Grrrrrr
A photo of me taken during Netexplorateur Forum last year ended up on Flickr. I can live with a photo of me, taken by someone who had the right to take it, ending up on a web site. But that photo under CC was reused by someone else (someone I don't know at all) and included in a public slideshow. And that, I disagree with, at least w/o my authorization. The whole process is rotten here. I never gave any kind of formal authorization for that.
The fact is photo is reusable - but only the photographer decided it, I never said it myself - does not mean the law applying to the photo does not apply any more. In particular, and according to the french law applying to the photo of a french citizen taken by another french citizen on french soil (hey it was even inside the French Senate's building!), the rights I own on my personal image are imprescriptible and no use of my image can be done w/o my authorization. The photo was taken by an acquaintance of mine and that was not a problem. I did not know the photo ended up as CC.
My image is mine, and I'll make sure to keep it mine in the future.
Comments
"If you have something that you don't want anyone to know, maybe you shouldn't be doing it in the first place," Schmidt tells CNBC.
Daniel, welcome in the brave new world, where privacy doesn't count anymore.
Hopefully this trend will change back soon.
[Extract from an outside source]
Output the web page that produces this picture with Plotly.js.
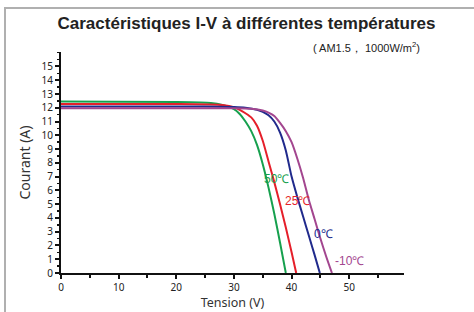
<!DOCTYPE html>
<html>
<head>
<meta charset="utf-8">
<script src="https://cdn.plot.ly/plotly-3.0.1.min.js"></script>
<style>
html,body{margin:0;padding:0;background:#fff;}
#wrap{position:relative;width:474px;height:312px;}
#chart{position:absolute;left:0;top:0;width:474px;height:312px;}
#frame{position:absolute;left:4px;top:7px;width:480px;height:320px;border-left:2px solid #b0b0b0;border-top:2px solid #b0b0b0;pointer-events:none;}
</style>
</head>
<body>
<div id="wrap"><div id="chart"></div><div id="frame"></div></div>
<script>
// Data
const seriesNames = ["50℃", "25℃", "0℃", "-10℃"];
const v50 = [0, 20, 26, 28, 30, 31, 32, 33, 34, 35, 36, 37, 38, 39];
const i50 = [12.45, 12.42, 12.35, 12.2, 11.9, 11.55, 11.0, 10.3, 9.3, 7.9, 6.2, 4.3, 2.2, 0];
const v25 = [0, 20, 28, 30, 31, 32, 33, 34, 35, 36, 37, 38, 39, 40, 40.8];
const i25 = [12.28, 12.27, 12.2, 12.05, 11.85, 11.6, 11.3, 10.7, 9.6, 8.1, 6.6, 5.0, 3.3, 1.5, 0];
const v0 = [0, 20, 30, 32, 34, 35, 36, 37, 38, 39, 40, 41, 42, 43, 44, 44.9];
const i0 = [12.1, 12.1, 12.05, 12.0, 11.85, 11.7, 11.45, 11.0, 10.2, 8.9, 7.0, 5.5, 4.1, 2.7, 1.3, 0];
const vm10 = [0, 30, 33, 35, 36, 37, 38, 39, 40, 41, 42, 43, 44, 45, 46, 47];
const im10 = [11.97, 11.97, 11.93, 11.8, 11.65, 11.4, 10.9, 10.3, 9.5, 8.3, 6.9, 5.3, 3.9, 2.5, 1.2, 0];
const labelV = [37.4, 41.1, 45.5, 50.1];
const labelI = [6.8, 5.2, 2.8, 0.85];
const colors = ["#16a04e", "#e51f2a", "#202a8c", "#a3468f"];
const xTicks = [0, 10, 20, 30, 40, 50];
const yTicks = [0,1,2,3,4,5,6,7,8,9,10,11,12,13,14,15];

const xs = [v50, v25, v0, vm10];
const ys = [i50, i25, i0, im10];
const traces = xs.map((x, k) => ({
  x: x, y: ys[k], type: "scatter", mode: "lines", name: seriesNames[k],
  line: {color: colors[k], width: 2, shape: "spline", smoothing: 0.6},
  hoverinfo: "skip"
}));

const annotations = seriesNames.map((n, k) => ({
  x: labelV[k], y: labelI[k], xref: "x", yref: "y", text: n, showarrow: false,
  font: {family: "Liberation Sans, Arial, sans-serif", size: 12, color: colors[k]}
}));
annotations.push({
  xref: "paper", yref: "paper", x: 0.89, y: 1.0, yshift: 5, xanchor: "center", yanchor: "middle",
  text: "( AM1.5， 1000W/m<sup>2</sup>)", showarrow: false,
  font: {family: "Liberation Sans, Arial, sans-serif", size: 11, color: "#222"}
});

const layout = {
  width: 474, height: 312,
  margin: {l: 61, r: 70, t: 52, b: 39},
  paper_bgcolor: "rgba(0,0,0,0)", plot_bgcolor: "rgba(0,0,0,0)",
  showlegend: false,
  title: {text: "<b>Caractéristiques I-V à différentes températures</b>", x: 0.52, xanchor: "center", y: 0.926, yanchor: "middle",
    font: {family: "Liberation Sans, Arial, sans-serif", size: 17, color: "#222"}},
  xaxis: {
    range: [0, 59.5], tickvals: xTicks, ticktext: xTicks.map(String),
    showgrid: false, zeroline: false, showline: true, linecolor: "#111", linewidth: 2,
    ticks: "outside", ticklen: 4, tickwidth: 2, tickcolor: "#111",
    minor: {dtick: 5, ticks: "outside", ticklen: 3, tickwidth: 2, tickcolor: "#111", showgrid: false},
    tickfont: {family: "Noto Sans, sans-serif", size: 10, color: "#222"},
    title: {text: "Tension (V)", standoff: 5, font: {family: "Noto Sans, sans-serif", size: 12.5, color: "#333"}}
  },
  yaxis: {
    range: [0, 16.05], tickvals: yTicks, ticktext: yTicks.map(String),
    showgrid: false, zeroline: false, showline: true, linecolor: "#111", linewidth: 2,
    ticks: "outside", ticklen: 4, tickwidth: 2, tickcolor: "#111",
    minor: {dtick: 0.5, ticks: "outside", ticklen: 2, tickwidth: 1.5, tickcolor: "#111", showgrid: false},
    tickfont: {family: "Noto Sans, sans-serif", size: 10, color: "#222"},
    title: {text: "Courant (A)", standoff: 8, font: {family: "Noto Sans, sans-serif", size: 14, color: "#333"}}
  },
  annotations: annotations
};

Plotly.newPlot("chart", traces, layout, {staticPlot: true, displayModeBar: false});
</script>
</body>
</html>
I wouldn't say lack of privacy as much as Daniel's friend screwed up -- he released the image with rights he didn't have himself. I'll grant it's not my image, but I'm having trouble seeing where the third party is at fault here. They picked an image with (what they thought) were the appropriate permissions and nothing Daniel's said implies they acted in bad faith.
Of course, even with the correct rights held back someone could (from the point of downloading and copying) still use an image. They'd just be in hot water for doing so if anybody pressed them on it.
There was a case with a shoot of an american girl (tennager Alison Chang), which was taken by a friend of her, and put on Flick (Creative Common with Attribution licence). Virgin Mobile Australia used the picture for an ad, with an URL on the Flickr-page as attribution. It was OK for the picture, but not for the image of the girl on the picture. She sued Virgin ! An american lawyer allegedly said about this case "The CC license applies to the copyrights--the rights of the photographer as owner of the photo; my understanding is that is does not refer to the rights of the person depicted in the photo". I don't know the result of this action.